Abstract Abscisic acid (ABA) signaling first appears in the land plant lineage, regulating responses to dehydration in early-diverging plants and becoming integrated into a range of functions associated with stress-responses in vascular plants. ABA signaling is mediated by a perception-transduction-response pathway comprising “Pyrabactin Resistant/Pyrabactin Resistant-Like/Regulatory Component of ABA Response” (PYR/PYL/RCAR) receptors, protein phosphatases 2C (PP2C) and “SNF1-Related Protein Kinase 2” (SnRK2) protein kinases that activate effectors through protein phosphorylation by the SnRK2 kinases. Components of the core pathway (phosphatases, kinases and transcription factors) are found in all groups of streptophytes, from aquatic charophyte algae through to angiosperms, and the conserved functions of these components can be demonstrated by cross-species genetic complementation using the model species Physcomitrella patens (P. patens: moss) and Arabidopsis thaliana (Arabidopsis: angiosperm). ABA-receptor-like proteins were recently identified in algal species within the Zygnematophyceae, sister group to the land plants, although receptor function of these proteins has not yet been determined. Algal and bryophyte species share an additional component lost from vascular plants—the “ABA Non-Responsive/ABA Responsive Kinase/Constitutive Triple-Response-1-Like” (ANR/ARK/CTR1L) protein kinase required for the acquisition of desiccation tolerance in mosses.

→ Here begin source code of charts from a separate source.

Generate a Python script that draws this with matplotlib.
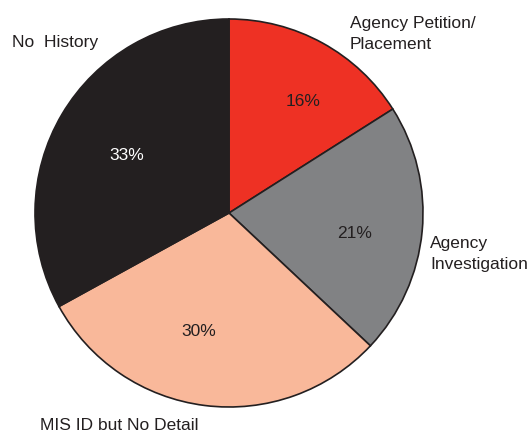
import matplotlib
matplotlib.use("Agg")
import matplotlib.pyplot as plt

categories = ["Agency Petition/\nPlacement", "Agency\nInvestigation", "MIS ID but No Detail", "No  History"]
values = [16, 21, 30, 33]
colors = ["#EE3124", "#818284", "#F9B89A", "#231F20"]
pct_colors = ["#231F20", "#231F20", "#231F20", "#FFFFFF"]

plt.rcParams['font.family'] = ['Liberation Sans', 'DejaVu Sans']

fig = plt.figure(figsize=(5.30, 4.34), dpi=100)
ax = fig.add_axes([0, 0, 1, 1])

wedges, texts, autotexts = ax.pie(
    values, colors=colors, startangle=90, counterclock=False,
    center=(229, 434 - 213), radius=194, autopct='%d%%', pctdistance=0.64,
    wedgeprops=dict(edgecolor="#231F20", linewidth=1.2),
    textprops=dict(fontsize=12.5), frame=True)
pct_pos = [(303, 101), (355, 233), (199, 331), (127, 155)]
for t, c, (x, y) in zip(autotexts, pct_colors, pct_pos):
    t.set_color(c)
    t.set_position((x, 434 - y))
ax.set_xlim(0, 530)
ax.set_ylim(0, 434)
ax.set_aspect('equal')
ax.axis('off')

label_pos = [(350, 434 - 34), (430, 434 - 254), (40, 434 - 425), (12, 434 - 43)]
for lab, (x, y) in zip(categories, label_pos):
    ax.text(x, y, lab, ha='left', va='center', fontsize=12.5, color="#231F20", linespacing=1.5)

fig.savefig("out.png", dpi=100)
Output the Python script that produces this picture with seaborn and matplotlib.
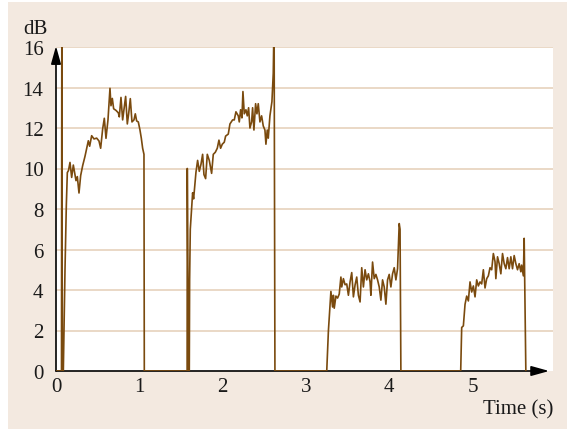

It is proposed that the evolution of a functional ABA receptor in an aeroterrestrial algal species enabled its establishment on land. Co-option of ABA to regulate an ancestral cellular signaling pathway required for the acquisition of desiccation tolerance—a key survival trait—accompanied by gains and losses of gene family members encoding components of ABA signaling then enabled modulation of dehydration stress responses in parallel with the evolution of anatomical complexity, allowing land plants to compete more effectively for resources in their new environment.